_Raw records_
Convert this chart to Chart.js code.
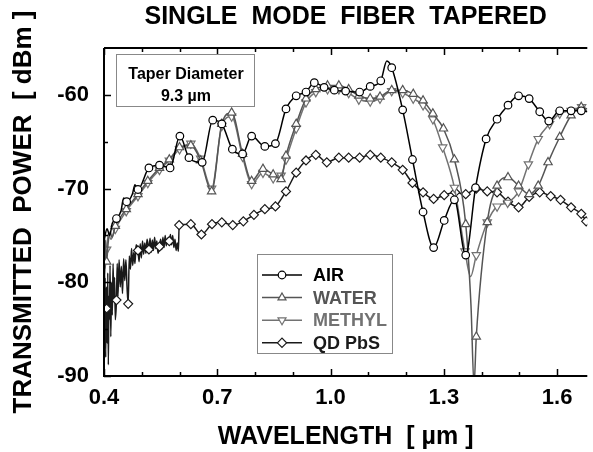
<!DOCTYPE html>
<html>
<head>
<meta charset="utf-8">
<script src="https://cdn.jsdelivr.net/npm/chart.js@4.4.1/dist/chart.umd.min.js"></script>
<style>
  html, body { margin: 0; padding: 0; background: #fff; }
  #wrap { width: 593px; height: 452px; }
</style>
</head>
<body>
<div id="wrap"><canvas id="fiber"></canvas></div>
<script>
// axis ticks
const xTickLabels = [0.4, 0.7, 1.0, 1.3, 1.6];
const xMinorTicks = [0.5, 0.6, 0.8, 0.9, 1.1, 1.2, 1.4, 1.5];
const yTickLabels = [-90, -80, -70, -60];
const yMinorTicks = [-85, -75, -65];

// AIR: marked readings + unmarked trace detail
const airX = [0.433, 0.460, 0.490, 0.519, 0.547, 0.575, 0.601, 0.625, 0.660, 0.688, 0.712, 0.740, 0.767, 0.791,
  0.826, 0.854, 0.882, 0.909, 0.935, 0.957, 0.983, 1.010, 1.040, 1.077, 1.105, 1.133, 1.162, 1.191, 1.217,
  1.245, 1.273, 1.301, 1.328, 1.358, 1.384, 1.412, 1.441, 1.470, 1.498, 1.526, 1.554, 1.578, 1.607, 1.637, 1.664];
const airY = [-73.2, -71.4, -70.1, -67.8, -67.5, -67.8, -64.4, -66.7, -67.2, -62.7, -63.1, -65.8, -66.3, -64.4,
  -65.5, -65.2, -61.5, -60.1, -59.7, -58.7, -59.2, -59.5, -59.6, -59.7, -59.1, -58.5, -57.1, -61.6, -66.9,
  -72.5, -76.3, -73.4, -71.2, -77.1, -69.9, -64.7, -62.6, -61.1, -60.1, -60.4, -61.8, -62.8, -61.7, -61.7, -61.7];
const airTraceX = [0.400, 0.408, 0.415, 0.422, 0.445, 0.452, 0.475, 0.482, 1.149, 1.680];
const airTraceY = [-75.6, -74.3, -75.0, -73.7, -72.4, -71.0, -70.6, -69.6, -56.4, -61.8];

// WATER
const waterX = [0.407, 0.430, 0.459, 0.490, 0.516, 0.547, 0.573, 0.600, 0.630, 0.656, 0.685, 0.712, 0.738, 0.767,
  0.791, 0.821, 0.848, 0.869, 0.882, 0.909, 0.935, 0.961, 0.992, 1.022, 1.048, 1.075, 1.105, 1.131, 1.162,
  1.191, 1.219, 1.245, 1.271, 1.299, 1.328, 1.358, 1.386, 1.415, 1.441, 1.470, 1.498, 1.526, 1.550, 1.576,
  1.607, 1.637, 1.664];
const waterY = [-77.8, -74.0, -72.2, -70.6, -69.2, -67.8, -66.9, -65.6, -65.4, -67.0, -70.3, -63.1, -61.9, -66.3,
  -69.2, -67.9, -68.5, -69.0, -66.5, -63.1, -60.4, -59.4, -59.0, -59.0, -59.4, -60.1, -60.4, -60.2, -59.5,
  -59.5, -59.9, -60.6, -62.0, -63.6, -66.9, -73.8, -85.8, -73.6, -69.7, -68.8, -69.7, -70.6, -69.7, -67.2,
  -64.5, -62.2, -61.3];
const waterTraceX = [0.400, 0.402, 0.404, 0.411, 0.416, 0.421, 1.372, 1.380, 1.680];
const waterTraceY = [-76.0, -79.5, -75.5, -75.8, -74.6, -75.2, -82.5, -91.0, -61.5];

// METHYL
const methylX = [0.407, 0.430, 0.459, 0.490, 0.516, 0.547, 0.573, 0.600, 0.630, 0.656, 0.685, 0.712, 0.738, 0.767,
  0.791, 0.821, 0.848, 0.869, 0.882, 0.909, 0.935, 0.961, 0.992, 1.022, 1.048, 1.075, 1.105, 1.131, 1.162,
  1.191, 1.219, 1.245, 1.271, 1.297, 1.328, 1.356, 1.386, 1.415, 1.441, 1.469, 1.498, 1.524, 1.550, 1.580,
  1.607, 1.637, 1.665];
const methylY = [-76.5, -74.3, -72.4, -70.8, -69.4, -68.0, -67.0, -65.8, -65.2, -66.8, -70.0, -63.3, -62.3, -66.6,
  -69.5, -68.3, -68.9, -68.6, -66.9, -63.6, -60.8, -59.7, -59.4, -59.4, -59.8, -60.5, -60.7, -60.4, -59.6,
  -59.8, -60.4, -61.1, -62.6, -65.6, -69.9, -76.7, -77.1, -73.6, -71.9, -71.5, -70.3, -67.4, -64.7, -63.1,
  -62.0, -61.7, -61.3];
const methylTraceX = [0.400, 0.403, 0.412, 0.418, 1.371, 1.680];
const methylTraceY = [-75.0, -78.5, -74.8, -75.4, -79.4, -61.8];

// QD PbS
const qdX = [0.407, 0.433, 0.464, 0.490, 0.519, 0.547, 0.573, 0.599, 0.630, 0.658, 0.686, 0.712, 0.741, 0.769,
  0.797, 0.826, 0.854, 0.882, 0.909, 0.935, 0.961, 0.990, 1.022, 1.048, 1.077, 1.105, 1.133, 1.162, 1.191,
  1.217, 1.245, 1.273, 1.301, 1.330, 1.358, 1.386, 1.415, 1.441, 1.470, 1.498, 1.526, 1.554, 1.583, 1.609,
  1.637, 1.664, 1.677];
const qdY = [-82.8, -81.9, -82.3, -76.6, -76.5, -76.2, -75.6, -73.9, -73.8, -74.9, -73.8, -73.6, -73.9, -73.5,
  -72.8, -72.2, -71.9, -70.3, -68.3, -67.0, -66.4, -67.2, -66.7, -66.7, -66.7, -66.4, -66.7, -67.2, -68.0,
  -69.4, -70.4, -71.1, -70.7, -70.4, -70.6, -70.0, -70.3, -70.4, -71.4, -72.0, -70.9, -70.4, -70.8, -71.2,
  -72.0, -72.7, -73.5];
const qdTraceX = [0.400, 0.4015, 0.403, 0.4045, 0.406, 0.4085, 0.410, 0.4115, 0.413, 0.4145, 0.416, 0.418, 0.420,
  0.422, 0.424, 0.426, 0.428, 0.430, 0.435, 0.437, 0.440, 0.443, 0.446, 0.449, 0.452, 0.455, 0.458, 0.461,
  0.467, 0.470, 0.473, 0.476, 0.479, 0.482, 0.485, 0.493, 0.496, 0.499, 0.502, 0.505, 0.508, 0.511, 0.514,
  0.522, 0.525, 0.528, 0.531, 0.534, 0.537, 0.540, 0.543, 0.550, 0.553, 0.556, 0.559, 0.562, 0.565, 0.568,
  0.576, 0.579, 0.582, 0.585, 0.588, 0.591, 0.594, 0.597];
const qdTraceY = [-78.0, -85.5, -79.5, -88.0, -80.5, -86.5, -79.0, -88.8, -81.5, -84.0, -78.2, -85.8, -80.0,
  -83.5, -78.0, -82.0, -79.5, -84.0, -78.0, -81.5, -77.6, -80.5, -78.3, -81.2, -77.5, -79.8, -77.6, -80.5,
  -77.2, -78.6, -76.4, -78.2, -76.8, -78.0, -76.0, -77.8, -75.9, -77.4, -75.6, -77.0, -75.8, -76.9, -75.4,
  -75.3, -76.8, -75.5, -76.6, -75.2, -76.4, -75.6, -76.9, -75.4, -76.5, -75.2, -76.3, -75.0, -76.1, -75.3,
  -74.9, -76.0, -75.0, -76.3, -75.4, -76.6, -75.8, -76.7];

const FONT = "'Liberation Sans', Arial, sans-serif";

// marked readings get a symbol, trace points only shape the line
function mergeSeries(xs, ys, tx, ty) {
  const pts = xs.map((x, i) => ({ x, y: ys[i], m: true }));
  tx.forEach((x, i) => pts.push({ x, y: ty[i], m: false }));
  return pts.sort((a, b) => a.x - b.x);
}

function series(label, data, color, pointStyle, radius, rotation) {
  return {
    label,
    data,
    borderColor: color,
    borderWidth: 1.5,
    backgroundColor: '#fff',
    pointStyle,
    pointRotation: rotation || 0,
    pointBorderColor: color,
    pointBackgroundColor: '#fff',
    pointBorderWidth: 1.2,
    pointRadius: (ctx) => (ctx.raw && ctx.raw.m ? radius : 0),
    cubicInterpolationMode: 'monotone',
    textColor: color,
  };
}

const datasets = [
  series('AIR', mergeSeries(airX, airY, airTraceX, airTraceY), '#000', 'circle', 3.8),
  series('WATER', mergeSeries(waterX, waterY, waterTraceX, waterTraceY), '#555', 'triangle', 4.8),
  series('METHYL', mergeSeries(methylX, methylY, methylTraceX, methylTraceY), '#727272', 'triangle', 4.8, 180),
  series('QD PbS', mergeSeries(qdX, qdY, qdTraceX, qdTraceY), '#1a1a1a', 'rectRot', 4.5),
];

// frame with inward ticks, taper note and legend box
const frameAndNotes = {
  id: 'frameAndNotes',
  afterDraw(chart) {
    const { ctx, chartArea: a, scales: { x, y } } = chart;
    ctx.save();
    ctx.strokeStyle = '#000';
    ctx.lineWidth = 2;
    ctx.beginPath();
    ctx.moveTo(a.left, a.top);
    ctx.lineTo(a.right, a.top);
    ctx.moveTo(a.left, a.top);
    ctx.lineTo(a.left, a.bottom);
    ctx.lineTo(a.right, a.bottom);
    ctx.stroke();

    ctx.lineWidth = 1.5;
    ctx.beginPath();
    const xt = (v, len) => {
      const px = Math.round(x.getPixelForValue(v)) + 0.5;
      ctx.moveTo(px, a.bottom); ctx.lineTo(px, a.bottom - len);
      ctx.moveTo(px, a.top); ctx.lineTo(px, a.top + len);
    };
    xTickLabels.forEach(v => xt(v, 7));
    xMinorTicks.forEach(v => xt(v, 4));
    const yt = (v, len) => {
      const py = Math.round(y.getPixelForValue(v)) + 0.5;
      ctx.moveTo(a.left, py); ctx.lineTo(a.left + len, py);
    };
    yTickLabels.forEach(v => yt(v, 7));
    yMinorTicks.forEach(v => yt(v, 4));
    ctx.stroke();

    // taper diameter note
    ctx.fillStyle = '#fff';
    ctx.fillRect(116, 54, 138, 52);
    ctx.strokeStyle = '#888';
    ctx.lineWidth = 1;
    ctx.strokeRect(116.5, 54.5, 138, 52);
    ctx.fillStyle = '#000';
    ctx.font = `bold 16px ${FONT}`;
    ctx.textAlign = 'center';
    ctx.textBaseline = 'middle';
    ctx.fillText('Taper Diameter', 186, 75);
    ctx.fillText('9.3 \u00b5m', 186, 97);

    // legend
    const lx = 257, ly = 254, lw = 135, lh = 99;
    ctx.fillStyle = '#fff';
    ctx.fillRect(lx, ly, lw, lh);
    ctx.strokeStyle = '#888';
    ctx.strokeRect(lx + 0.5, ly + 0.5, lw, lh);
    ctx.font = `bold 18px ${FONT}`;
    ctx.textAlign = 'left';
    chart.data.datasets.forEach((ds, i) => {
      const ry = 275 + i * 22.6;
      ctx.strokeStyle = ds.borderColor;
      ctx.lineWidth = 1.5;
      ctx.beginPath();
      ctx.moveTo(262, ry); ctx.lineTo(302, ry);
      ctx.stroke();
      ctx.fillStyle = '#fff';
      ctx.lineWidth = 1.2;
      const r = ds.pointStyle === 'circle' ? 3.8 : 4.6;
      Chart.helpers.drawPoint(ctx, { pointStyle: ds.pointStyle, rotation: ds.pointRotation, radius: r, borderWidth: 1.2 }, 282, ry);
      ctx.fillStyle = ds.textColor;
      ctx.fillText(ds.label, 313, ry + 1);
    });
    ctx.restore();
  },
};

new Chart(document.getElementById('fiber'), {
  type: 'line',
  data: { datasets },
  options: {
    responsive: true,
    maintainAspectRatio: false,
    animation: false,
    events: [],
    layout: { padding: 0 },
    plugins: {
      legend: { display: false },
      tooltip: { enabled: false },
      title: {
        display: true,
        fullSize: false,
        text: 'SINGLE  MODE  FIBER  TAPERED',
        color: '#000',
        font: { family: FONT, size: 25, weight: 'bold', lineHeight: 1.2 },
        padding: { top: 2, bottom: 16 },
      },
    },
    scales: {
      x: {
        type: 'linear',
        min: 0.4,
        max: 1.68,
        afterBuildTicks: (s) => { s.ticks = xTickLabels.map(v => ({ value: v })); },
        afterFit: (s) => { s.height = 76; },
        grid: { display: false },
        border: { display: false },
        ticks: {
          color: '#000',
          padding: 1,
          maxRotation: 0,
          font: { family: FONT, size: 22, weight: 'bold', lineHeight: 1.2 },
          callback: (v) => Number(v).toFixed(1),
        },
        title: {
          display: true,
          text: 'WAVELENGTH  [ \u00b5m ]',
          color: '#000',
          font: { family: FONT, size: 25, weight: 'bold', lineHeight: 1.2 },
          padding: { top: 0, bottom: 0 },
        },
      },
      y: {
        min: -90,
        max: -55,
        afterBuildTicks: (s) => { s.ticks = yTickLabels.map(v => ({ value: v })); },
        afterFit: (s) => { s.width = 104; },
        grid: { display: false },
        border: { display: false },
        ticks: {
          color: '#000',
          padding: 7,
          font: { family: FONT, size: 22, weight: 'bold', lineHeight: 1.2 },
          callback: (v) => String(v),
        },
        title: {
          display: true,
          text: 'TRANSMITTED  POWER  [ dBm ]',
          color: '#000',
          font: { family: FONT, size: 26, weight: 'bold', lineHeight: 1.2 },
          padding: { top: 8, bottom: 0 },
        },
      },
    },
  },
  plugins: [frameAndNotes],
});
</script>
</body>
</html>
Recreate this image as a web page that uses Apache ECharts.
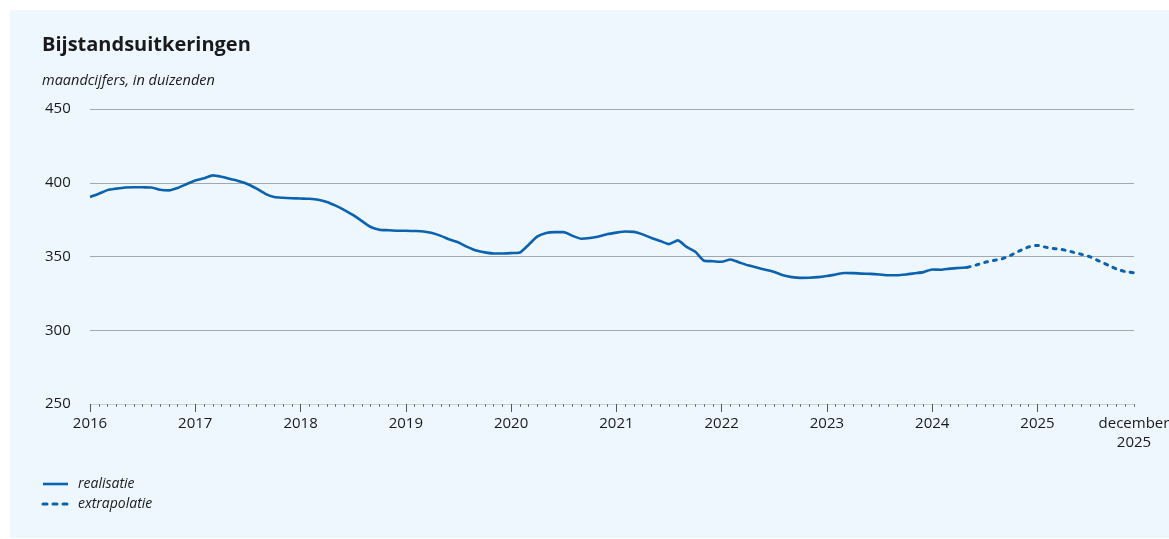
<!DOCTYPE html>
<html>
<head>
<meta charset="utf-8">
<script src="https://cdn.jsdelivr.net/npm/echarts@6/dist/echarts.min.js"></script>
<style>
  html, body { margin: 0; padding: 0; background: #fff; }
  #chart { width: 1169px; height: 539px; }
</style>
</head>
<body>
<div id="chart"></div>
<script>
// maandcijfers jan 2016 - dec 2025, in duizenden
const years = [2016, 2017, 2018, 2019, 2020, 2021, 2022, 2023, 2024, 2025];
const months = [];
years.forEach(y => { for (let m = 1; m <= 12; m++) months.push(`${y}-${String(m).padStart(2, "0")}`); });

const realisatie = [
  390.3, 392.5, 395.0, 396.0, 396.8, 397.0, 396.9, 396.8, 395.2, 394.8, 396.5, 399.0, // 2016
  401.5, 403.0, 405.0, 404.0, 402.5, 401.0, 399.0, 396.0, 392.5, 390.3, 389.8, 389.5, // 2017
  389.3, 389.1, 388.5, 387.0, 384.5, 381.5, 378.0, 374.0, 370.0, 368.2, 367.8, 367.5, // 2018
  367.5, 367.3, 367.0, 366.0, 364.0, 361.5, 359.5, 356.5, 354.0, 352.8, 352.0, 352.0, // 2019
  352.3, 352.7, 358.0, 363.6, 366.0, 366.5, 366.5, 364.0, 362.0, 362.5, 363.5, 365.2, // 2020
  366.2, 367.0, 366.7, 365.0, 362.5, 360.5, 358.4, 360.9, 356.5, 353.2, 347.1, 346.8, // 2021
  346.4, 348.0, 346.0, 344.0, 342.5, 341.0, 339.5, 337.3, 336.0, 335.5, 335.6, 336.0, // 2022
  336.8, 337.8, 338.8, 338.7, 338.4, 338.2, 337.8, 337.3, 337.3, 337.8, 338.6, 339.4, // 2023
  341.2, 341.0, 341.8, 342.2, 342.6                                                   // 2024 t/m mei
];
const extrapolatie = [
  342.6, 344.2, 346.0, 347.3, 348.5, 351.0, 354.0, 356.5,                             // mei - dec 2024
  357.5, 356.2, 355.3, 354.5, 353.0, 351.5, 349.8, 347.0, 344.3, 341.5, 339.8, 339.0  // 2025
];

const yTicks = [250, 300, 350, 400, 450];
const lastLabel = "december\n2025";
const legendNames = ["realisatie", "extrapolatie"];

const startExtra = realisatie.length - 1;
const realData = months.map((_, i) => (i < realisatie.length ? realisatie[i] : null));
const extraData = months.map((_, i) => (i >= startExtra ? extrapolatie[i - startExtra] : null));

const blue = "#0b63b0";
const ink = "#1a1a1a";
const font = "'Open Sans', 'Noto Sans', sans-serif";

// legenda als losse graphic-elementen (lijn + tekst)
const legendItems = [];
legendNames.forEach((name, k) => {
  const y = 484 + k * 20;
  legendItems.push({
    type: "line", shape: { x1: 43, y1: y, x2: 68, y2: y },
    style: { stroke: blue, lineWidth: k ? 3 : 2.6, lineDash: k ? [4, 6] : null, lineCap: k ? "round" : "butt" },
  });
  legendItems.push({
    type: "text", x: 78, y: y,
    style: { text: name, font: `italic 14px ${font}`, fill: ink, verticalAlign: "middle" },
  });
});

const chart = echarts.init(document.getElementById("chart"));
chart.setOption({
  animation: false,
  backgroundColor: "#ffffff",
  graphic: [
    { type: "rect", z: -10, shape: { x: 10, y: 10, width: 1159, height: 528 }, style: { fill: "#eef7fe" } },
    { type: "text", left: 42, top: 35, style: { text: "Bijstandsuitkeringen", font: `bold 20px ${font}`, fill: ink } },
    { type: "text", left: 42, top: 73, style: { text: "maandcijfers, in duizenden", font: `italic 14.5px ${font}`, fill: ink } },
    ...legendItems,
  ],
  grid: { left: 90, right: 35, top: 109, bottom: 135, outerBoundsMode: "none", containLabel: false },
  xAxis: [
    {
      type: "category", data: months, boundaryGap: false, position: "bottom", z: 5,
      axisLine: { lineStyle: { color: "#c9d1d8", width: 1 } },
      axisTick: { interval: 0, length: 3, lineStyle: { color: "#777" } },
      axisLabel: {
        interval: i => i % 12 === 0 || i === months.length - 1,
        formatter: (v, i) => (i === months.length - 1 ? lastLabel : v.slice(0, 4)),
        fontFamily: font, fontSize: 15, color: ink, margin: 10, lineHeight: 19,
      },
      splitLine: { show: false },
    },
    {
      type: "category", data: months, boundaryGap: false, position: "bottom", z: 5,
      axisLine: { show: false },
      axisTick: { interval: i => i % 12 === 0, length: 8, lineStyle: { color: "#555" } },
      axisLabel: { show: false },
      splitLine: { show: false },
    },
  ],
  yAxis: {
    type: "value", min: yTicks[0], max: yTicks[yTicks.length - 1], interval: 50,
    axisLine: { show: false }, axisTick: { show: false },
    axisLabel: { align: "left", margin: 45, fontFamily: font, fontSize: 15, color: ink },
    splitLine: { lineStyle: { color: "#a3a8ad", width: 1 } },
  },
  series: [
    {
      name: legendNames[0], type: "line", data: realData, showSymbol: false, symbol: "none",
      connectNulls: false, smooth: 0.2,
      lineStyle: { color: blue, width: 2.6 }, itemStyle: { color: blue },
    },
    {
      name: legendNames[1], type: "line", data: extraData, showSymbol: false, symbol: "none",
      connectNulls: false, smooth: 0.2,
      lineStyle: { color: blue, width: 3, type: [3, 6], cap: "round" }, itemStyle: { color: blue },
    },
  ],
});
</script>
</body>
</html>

_Task requirements_
Above are the records. Print exactly the lines from the one containing "Recreate this image" to the one containing "const extraData = months.map((_, i)", both included, and nothing else; pictures are excluded.

_Response to the task_
Recreate this image as a web page that uses Apache ECharts.
<!DOCTYPE html>
<html>
<head>
<meta charset="utf-8">
<script src="https://cdn.jsdelivr.net/npm/echarts@6/dist/echarts.min.js"></script>
<style>
  html, body { margin: 0; padding: 0; background: #fff; }
  #chart { width: 1169px; height: 539px; }
</style>
</head>
<body>
<div id="chart"></div>
<script>
// maandcijfers jan 2016 - dec 2025, in duizenden
const years = [2016, 2017, 2018, 2019, 2020, 2021, 2022, 2023, 2024, 2025];
const months = [];
years.forEach(y => { for (let m = 1; m <= 12; m++) months.push(`${y}-${String(m).padStart(2, "0")}`); });

const realisatie = [
  390.3, 392.5, 395.0, 396.0, 396.8, 397.0, 396.9, 396.8, 395.2, 394.8, 396.5, 399.0, // 2016
  401.5, 403.0, 405.0, 404.0, 402.5, 401.0, 399.0, 396.0, 392.5, 390.3, 389.8, 389.5, // 2017
  389.3, 389.1, 388.5, 387.0, 384.5, 381.5, 378.0, 374.0, 370.0, 368.2, 367.8, 367.5, // 2018
  367.5, 367.3, 367.0, 366.0, 364.0, 361.5, 359.5, 356.5, 354.0, 352.8, 352.0, 352.0, // 2019
  352.3, 352.7, 358.0, 363.6, 366.0, 366.5, 366.5, 364.0, 362.0, 362.5, 363.5, 365.2, // 2020
  366.2, 367.0, 366.7, 365.0, 362.5, 360.5, 358.4, 360.9, 356.5, 353.2, 347.1, 346.8, // 2021
  346.4, 348.0, 346.0, 344.0, 342.5, 341.0, 339.5, 337.3, 336.0, 335.5, 335.6, 336.0, // 2022
  336.8, 337.8, 338.8, 338.7, 338.4, 338.2, 337.8, 337.3, 337.3, 337.8, 338.6, 339.4, // 2023
  341.2, 341.0, 341.8, 342.2, 342.6                                                   // 2024 t/m mei
];
const extrapolatie = [
  342.6, 344.2, 346.0, 347.3, 348.5, 351.0, 354.0, 356.5,                             // mei - dec 2024
  357.5, 356.2, 355.3, 354.5, 353.0, 351.5, 349.8, 347.0, 344.3, 341.5, 339.8, 339.0  // 2025
];

const yTicks = [250, 300, 350, 400, 450];
const lastLabel = "december\n2025";
const legendNames = ["realisatie", "extrapolatie"];

const startExtra = realisatie.length - 1;
const realData = months.map((_, i) => (i < realisatie.length ? realisatie[i] : null));
const extraData = months.map((_, i) => (i >= startExtra ? extrapolatie[i - startExtra] : null));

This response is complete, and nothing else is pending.